Tradition of China -- Hair Ornament Culture
Hairpin -- Zan in Chinese Culture
In Neolithic times, Zan was used to fasten and tie hair. Since the disheveled hair was impolite and coarse in ancient tradition of China.
Gradually, the use of hairpin became representative of being an adult. When women turned 15 years old, there would be a Coming of Age Ceremony to put on hairpins and tie the hair up, meaning they were adults and ready to get married.
Zan could be made of different materials such as bone, stone, pottery, shell, bamboo, timber, horn, jade, copper, silver or gold.
The end of the hairpin was usually decorated with beautiful flowers or lucky animals.
Double Stringed Hairpin -- Chai
Chai was a type of hair ornament that evolved from Zan, which was also used to fasten and tie hair.
But the most important difference is that Chai has two sticks, which look like two Zans connected together.
Chai is very frequently used in poems and articles of Chinese culture, for being an important symbol and keepsake of the love.
In Chinese tradition, when a couple had to separate for a while, women usually would split her Chai into two parts, and give one part to her beloved one as a keepsake, until they reunited someday.
Step Shake -- Bu Yao
Bu Yao first originated in royal and noble class in history of China around 2,000 years ago, and then was disseminated into the civilian's world.
It has a pendant or fringe, which swings when someone wearing it and walking.
It was mostly made of gold, silver, jade or agate; but now more materials are applied.
Comb -- Shu Bi
Shu Bi, originated in about 6000 years ago, was an important hair ornament in the history of China. It was made of ivory, bone, bamboo, timber, horn, silver, gold, jade, compound metal or crystal.
Shu Bi was useful for combing hair and massaging the head, so women stuck Shu Bi in their hair for both convenience and decoration.
Hua Sheng was documented since about 2000 years ago in the history of China, but the accurate origin is not clear.
It looks flower shaped, usually was worn in front of forehead and sometimes on the hair.
Mo E was originated around 2,200 years ago and used by soldiers on their foreheads. Then about 1,000 years ago, it became an accessory that was worn more by women in Chinese clothing.
Mo E was made of fabric, silk, gold, silver, fur, yarn, etc.; and was decorated with pearl, gem, jade or embroidery. It can be used for both decorating and keeping warm in winter.
Yan Bin; Ding Zan; Tiao Xin; Fen Xin
They were both hair decorations that were popularized during the Ming Dynasty (1368-1644) in the history of China.
The most important difference among them is their positions in the hair.
Lotus Crown -- Lian Hua Guan
Lotus Crown was originally from Taoism Religion, which only the most powerful and talented masters could wear it.

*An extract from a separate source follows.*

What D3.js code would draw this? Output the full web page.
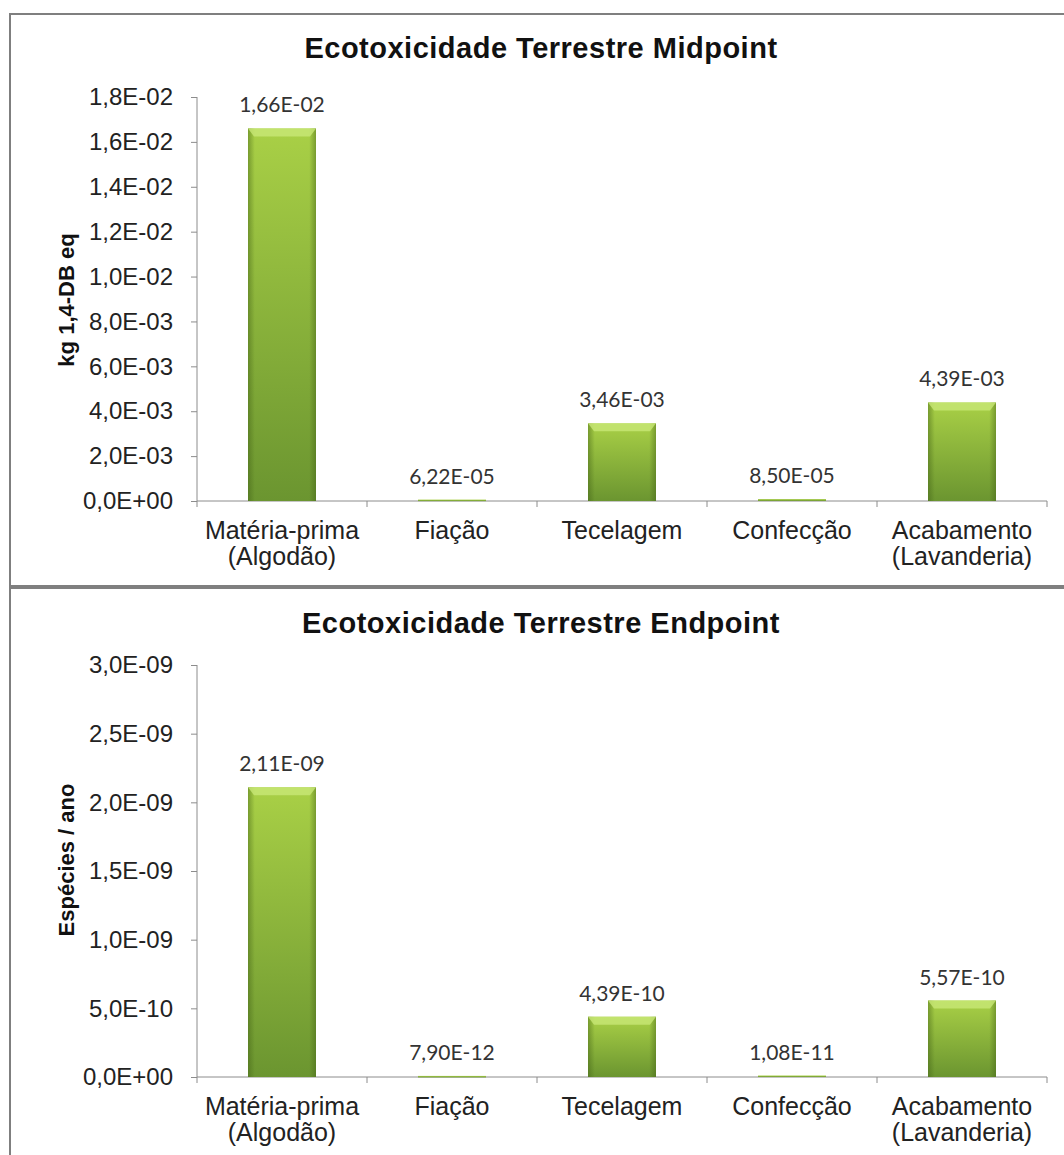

In about 1,500 years ago, it became popular among women of both noble and civilian families.
It looks like a lotus, though it was a little bit different from the Taoists', and usually was decorated with gold or feather.
Jin Guo in Tradition of China
Jin Guo was a hair ornament that was made of fabric and decorated with gold, gem or jade.

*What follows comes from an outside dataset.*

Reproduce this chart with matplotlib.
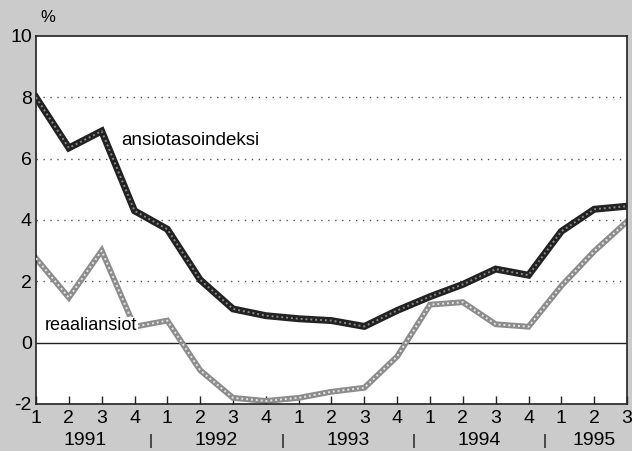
import matplotlib.pyplot as plt

plt.rcParams['font.family'] = ['Liberation Sans', 'DejaVu Sans']

# neljännekset 1991Q1 - 1995Q3
quarters = ['1', '2', '3', '4'] * 4 + ['1', '2', '3']
years = ['1991', '1992', '1993', '1994', '1995']
year_centers = [1.5, 5.5, 9.5, 13.5, 17]
year_seps = [3.5, 7.5, 11.5, 15.5]

ansiotasoindeksi = [8.0, 6.35, 6.9, 4.3, 3.7, 2.05, 1.1, 0.88, 0.78, 0.72, 0.53,
                    1.05, 1.5, 1.9, 2.4, 2.2, 3.63, 4.35, 4.45]
reaaliansiot = [2.75, 1.47, 3.0, 0.52, 0.72, -0.9, -1.8, -1.9, -1.8, -1.6, -1.47,
                -0.45, 1.24, 1.32, 0.6, 0.52, 1.85, 2.98, 3.95]

x = list(range(len(quarters)))

fig = plt.figure(figsize=(6.32, 4.51), dpi=100, facecolor='#cbcbcb')
ax = fig.add_axes([36 / 632, 1 - 404 / 451, 591 / 632, 368 / 451])
ax.set_facecolor('white')

# ruudukko
for yv in [2, 4, 6, 8]:
    ax.axhline(yv, color='#555555', lw=1, ls=(0, (1, 4)), zorder=1)
ax.axhline(0, color='#222222', lw=1, zorder=1)

# reaaliansiot (vaalea)
ax.plot(x, reaaliansiot, color='#8c8c8c', lw=4.2, solid_joinstyle='miter', zorder=2)
ax.plot(x, reaaliansiot, color='#e6e6e6', lw=1.4, ls=(0, (1, 1.5)), zorder=3)
# ansiotasoindeksi (tumma)
ax.plot(x, ansiotasoindeksi, color='#222222', lw=5, solid_joinstyle='miter', zorder=4)
ax.plot(x, ansiotasoindeksi, color='#8a8a8a', lw=1.4, ls=(0, (1, 1.5)), zorder=5)

ax.text(2.6, 6.6, 'ansiotasoindeksi', fontsize=13.5, va='center', ha='left', zorder=6)
ax.text(0.27, 0.55, 'reaaliansiot', fontsize=13, va='center', ha='left', zorder=6,
        bbox=dict(facecolor='white', edgecolor='none', pad=0.5))

ax.set_xlim(0, 18)
ax.set_ylim(-2, 10)
ax.set_yticks([-2, 0, 2, 4, 6, 8, 10])
ax.set_yticklabels(['-2', '0', '2', '4', '6', '8', '10'], fontsize=14)
ax.tick_params(axis='y', length=0, pad=3)
ax.set_xticks(x)
ax.set_xticklabels(quarters, fontsize=14)
ax.tick_params(axis='x', direction='in', length=6, width=1, pad=4, color='#222222')

for s in ax.spines.values():
    s.set_color('#222222')
    s.set_linewidth(1.2)

# vuodet
for xc, yr in zip(year_centers, years):
    ax.text(xc, -0.1, yr, transform=ax.get_xaxis_transform(), fontsize=14,
            ha='center', va='center')
for xs in year_seps:
    ax.text(xs, -0.1, '|', transform=ax.get_xaxis_transform(), fontsize=11,
            ha='center', va='center')

fig.text(48 / 632, 1 - 17 / 451, '%', fontsize=12, ha='center', va='center')

fig.savefig('out.png', dpi=100, facecolor=fig.get_facecolor())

It originated around 2,200 years ago, when both men and women could wear it.
About 100 years later, it became an accessory for noble women, and then popularized in civilian's world.

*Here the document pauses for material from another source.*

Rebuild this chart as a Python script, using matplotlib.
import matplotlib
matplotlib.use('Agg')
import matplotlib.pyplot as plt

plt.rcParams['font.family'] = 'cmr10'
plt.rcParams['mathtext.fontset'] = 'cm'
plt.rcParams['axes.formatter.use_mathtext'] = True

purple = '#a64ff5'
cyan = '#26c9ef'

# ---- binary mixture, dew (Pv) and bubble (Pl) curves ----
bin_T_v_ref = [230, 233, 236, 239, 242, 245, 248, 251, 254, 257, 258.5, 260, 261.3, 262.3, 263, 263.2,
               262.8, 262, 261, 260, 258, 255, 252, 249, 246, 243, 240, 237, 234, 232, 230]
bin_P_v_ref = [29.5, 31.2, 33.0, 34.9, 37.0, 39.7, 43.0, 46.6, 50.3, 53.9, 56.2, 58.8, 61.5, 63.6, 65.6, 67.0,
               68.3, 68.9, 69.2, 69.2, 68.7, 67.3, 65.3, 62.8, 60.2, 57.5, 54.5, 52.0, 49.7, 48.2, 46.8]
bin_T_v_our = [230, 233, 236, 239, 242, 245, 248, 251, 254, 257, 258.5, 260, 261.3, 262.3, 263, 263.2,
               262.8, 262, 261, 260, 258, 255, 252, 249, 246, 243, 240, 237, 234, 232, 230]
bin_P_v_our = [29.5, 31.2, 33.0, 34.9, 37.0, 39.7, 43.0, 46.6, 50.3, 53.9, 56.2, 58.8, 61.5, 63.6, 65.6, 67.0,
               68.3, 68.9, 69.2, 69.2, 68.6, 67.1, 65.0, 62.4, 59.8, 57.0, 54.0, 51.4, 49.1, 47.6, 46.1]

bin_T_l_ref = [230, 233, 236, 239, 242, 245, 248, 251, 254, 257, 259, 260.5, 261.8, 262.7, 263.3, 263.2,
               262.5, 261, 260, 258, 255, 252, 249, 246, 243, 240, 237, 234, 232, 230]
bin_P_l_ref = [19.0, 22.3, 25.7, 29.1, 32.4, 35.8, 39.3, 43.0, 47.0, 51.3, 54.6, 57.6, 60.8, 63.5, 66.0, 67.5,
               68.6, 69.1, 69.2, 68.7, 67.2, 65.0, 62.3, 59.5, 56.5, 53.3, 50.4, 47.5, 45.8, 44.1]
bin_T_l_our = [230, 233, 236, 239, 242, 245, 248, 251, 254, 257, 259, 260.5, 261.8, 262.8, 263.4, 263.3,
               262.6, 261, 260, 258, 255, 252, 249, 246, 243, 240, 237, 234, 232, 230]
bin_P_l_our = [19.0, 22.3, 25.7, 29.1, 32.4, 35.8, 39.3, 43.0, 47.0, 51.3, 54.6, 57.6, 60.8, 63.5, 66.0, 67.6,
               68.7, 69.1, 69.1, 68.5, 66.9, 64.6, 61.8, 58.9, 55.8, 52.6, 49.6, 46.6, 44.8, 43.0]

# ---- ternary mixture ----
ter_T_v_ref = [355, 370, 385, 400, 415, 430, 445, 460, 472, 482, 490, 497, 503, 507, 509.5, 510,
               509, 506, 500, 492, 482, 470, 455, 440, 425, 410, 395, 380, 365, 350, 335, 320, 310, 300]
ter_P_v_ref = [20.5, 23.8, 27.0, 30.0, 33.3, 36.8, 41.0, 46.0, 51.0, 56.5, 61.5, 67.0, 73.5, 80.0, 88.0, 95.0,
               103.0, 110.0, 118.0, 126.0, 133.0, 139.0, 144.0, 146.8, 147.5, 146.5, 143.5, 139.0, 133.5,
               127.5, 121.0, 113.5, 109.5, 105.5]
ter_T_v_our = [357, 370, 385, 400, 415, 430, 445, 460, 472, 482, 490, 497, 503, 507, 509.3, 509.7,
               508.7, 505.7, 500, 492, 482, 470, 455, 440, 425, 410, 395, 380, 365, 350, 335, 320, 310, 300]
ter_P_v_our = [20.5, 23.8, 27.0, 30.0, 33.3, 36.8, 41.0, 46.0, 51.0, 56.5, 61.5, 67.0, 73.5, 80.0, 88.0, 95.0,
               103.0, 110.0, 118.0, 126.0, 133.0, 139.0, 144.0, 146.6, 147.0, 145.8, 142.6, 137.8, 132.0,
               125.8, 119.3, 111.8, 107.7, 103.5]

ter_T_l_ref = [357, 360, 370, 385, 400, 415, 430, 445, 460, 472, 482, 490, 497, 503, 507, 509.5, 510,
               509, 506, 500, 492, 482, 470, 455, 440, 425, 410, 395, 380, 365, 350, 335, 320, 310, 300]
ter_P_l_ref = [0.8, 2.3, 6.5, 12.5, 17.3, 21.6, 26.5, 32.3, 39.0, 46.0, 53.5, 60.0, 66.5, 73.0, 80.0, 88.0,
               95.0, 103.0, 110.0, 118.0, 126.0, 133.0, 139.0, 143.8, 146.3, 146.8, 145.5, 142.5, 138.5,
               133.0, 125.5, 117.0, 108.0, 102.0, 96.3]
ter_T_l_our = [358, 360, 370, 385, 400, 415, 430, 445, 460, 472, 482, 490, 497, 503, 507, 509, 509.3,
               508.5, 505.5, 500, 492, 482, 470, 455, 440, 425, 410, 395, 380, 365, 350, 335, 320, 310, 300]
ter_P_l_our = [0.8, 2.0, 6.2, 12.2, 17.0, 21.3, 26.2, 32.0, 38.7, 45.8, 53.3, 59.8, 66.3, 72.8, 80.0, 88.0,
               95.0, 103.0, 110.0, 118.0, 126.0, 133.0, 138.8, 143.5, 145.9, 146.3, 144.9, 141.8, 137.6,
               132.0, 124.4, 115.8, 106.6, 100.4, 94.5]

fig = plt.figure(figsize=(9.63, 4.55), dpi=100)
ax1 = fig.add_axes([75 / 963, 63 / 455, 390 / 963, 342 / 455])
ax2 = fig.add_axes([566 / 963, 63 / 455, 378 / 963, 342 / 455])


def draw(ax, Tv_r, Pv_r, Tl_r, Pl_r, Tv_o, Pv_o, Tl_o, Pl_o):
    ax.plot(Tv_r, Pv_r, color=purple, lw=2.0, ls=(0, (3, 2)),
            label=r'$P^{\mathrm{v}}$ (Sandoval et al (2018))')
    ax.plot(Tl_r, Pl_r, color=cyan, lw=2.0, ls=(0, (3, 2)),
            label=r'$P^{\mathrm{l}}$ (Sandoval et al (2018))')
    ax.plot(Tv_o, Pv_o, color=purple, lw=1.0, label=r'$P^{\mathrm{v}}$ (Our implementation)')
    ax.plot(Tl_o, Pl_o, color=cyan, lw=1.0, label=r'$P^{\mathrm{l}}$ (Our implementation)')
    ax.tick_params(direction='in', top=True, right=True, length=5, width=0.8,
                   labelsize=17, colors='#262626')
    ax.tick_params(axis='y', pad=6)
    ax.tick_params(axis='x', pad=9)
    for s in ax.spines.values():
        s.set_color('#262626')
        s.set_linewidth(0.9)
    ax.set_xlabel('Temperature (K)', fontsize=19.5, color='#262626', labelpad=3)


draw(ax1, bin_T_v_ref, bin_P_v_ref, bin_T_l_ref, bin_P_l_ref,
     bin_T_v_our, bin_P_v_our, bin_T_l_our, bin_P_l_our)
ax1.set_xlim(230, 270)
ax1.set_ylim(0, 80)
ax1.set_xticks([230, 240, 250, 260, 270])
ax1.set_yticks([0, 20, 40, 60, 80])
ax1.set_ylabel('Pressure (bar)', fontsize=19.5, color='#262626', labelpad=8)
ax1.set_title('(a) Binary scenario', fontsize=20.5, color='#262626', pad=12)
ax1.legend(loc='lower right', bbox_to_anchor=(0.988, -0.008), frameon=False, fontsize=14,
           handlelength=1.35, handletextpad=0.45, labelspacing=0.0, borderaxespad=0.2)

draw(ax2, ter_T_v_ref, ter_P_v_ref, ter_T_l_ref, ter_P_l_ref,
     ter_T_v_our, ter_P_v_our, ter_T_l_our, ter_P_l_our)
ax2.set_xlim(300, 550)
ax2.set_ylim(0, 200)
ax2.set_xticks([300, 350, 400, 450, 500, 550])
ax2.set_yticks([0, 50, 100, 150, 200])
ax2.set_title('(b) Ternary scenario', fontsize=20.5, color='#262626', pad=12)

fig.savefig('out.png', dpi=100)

Phoenix Crown -- Feng Guan
Phoenix crown was originally only worn by queens in the history of China.
It was shaped as gold dragons and phoenixes, and decorated with hundreds of precious gems and thousands of valuable pearls. Chinese Empresses wore it for important events.
About 700 years ago, less luxurious and much simpler crowns appeared, which were worn by many women on their wedding days.